Researchers Question NSF's Changes to Merit Review Criteria
Debate is heating up over proposed changes to the National Science Foundation's (NSF's) merit review process' "broader impact" criterion, which requires that research have benefits to society beyond merely advancing scientific knowlege. At a congressional hearing yesterday, a university leader added to concerns from the scientific community that the draft changes proposed in June by the National Science Board (NSB) confuse further, rather than clarify, the NSF's so-called Criterion Two. The board will review the proposal later this week.
Congress asked NSF to revisit Criterion Two in the America COMPETES Reauthorization Act that was enacted in January.
At present, NSF asks researchers in an open-ended way how their research will benefit society in the form of education and outreach, enhanced research infrastructure, and/or broadened participation of underrepresented groups. But the new criterion lists nine "national goals" that projects should strive to advance "collectively," including increasing national security and economic competitiveness. Scientists were invited to comment on the draft by 14 July, and this Thursday NSB's Task Force on Merit Review will discuss the proposed revisions. Some have complained that the national goals seem arbitrary and that review panels would be forced to prioritize these goals since they will be presented with proposals that are equally meritorious, but advancing different goals.

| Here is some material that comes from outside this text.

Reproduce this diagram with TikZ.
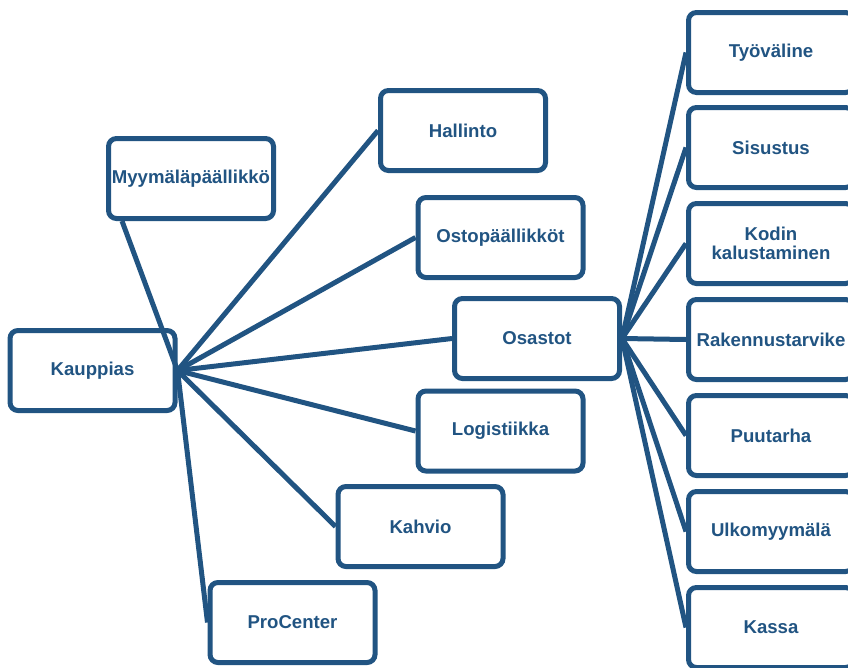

The broader impact criteria came up yesterday at a hearing that the House of Representatives Subcommittee on Research and Science Education held on the merit review process in order to ensure that federal resources are being invested in the best science. Keith Yamamoto, vice chancellor for research at the University of California, San Francisco, expressed his concerns. In his testimony, Yamamoto emphasized the importance of using the merit review committees to judge proposals solely on their scientific merit.
Not only is it inappropriate for reviewers to be asked to "step outside of their areas of expertise" and to "make guesses" as to whether proposals are meeting national goals, Yamamoto told the panel, but it is impossible to make such assessments at the level of individual projects. Instead, such national goals should be addressed by funding mechanisms and mission-driven agencies that support research in areas such as health, environment, or national security, rather than the NSF.
Yamamoto has always been opposed to NSF's broader impacts criterion, but he says that the proposed changes will only make things worse by "threaten[ing] the foundation of really fundamental investigation" whose broader impact cannot be determined from the outset. "I'm very concerned about the proposed changes," Yamamoto told ScienceInsider after the hearing.
But two other witnesses, Jorge José, vice president of research at Indiana University and Nancy Jackson, president of American Chemical Society, were more supportive of the broader impacts criterion. Both agreed that other criteria besides scientific merit are needed in order to distinguish between the many competitive proposals, since not all of them can be funded.
The NSB task force expects to finalize the new criterion this fall. The recommendations will then be presented to the full NSB for approval at the board's December meeting, an NSF spokesperson says.